OBJECTIVE => Would you transcribe the whole listing exactly, minus its pictures?

start

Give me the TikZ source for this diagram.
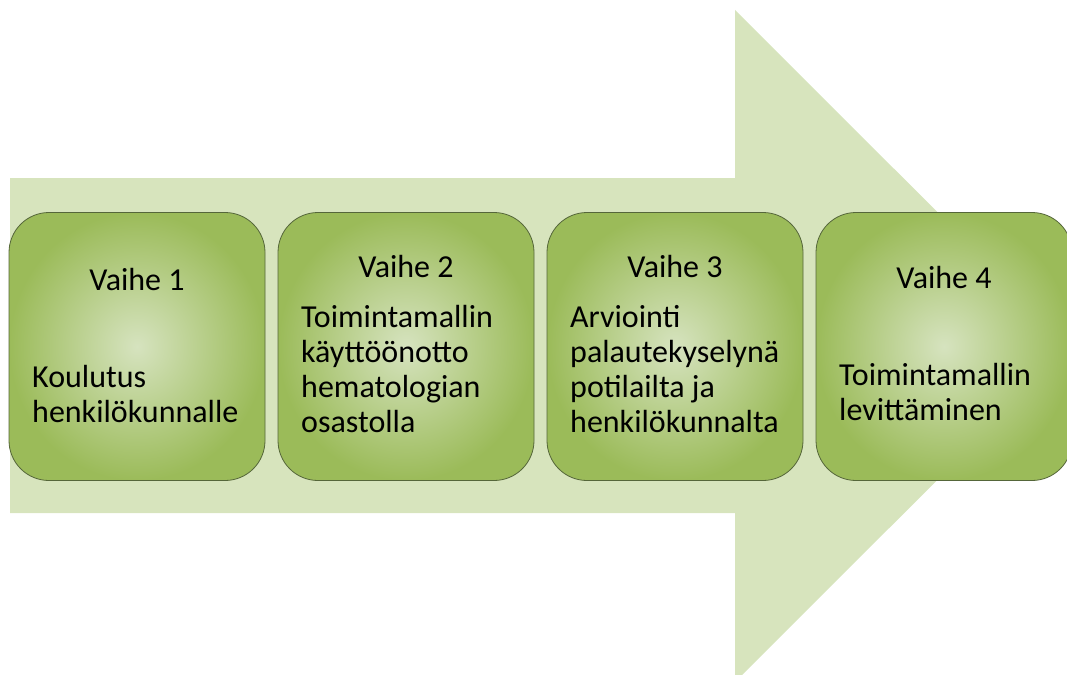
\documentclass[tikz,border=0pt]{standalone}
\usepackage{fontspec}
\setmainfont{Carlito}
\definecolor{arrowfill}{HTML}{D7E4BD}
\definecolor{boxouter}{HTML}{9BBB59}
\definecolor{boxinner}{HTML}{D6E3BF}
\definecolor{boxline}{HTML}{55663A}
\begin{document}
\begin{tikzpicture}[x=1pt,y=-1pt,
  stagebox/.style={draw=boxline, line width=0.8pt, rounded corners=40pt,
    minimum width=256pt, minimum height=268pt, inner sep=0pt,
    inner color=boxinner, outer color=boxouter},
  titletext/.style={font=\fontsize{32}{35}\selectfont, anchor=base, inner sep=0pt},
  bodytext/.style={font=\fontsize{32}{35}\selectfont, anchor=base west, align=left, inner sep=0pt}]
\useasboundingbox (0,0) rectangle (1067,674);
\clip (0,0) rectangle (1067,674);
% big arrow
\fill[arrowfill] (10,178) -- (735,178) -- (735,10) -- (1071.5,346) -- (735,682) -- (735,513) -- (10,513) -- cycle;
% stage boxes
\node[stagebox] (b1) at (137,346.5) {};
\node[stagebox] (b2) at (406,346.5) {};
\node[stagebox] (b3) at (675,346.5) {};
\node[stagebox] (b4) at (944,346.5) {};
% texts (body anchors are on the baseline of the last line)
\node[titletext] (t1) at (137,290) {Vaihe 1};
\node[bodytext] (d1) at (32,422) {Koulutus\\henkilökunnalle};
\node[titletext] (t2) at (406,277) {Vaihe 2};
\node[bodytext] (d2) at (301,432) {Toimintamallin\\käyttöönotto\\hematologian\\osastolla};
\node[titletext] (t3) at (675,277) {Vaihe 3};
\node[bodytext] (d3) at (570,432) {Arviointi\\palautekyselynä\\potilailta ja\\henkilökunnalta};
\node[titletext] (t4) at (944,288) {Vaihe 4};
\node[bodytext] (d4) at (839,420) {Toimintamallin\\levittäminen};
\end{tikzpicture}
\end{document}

end

OUTPUT FOR THIS EXERCISE =>
Give me the TikZ source for this diagram.
\documentclass[tikz,border=0pt]{standalone}
\usepackage{fontspec}
\setmainfont{Carlito}
\definecolor{arrowfill}{HTML}{D7E4BD}
\definecolor{boxouter}{HTML}{9BBB59}
\definecolor{boxinner}{HTML}{D6E3BF}
\definecolor{boxline}{HTML}{55663A}
\begin{document}
\begin{tikzpicture}[x=1pt,y=-1pt,
  stagebox/.style={draw=boxline, line width=0.8pt, rounded corners=40pt,
    minimum width=256pt, minimum height=268pt, inner sep=0pt,
    inner color=boxinner, outer color=boxouter},
  titletext/.style={font=\fontsize{32}{35}\selectfont, anchor=base, inner sep=0pt},
  bodytext/.style={font=\fontsize{32}{35}\selectfont, anchor=base west, align=left, inner sep=0pt}]
\useasboundingbox (0,0) rectangle (1067,674);
\clip (0,0) rectangle (1067,674);
% big arrow
\fill[arrowfill] (10,178) -- (735,178) -- (735,10) -- (1071.5,346) -- (735,682) -- (735,513) -- (10,513) -- cycle;
% stage boxes
\node[stagebox] (b1) at (137,346.5) {};
\node[stagebox] (b2) at (406,346.5) {};
\node[stagebox] (b3) at (675,346.5) {};
\node[stagebox] (b4) at (944,346.5) {};
% texts (body anchors are on the baseline of the last line)
\node[titletext] (t1) at (137,290) {Vaihe 1};
\node[bodytext] (d1) at (32,422) {Koulutus\\henkilökunnalle};
\node[titletext] (t2) at (406,277) {Vaihe 2};
\node[bodytext] (d2) at (301,432) {Toimintamallin\\käyttöönotto\\hematologian\\osastolla};
\node[titletext] (t3) at (675,277) {Vaihe 3};
\node[bodytext] (d3) at (570,432) {Arviointi\\palautekyselynä\\potilailta ja\\henkilökunnalta};
\node[titletext] (t4) at (944,288) {Vaihe 4};
\node[bodytext] (d4) at (839,420) {Toimintamallin\\levittäminen};
\end{tikzpicture}
\end{document}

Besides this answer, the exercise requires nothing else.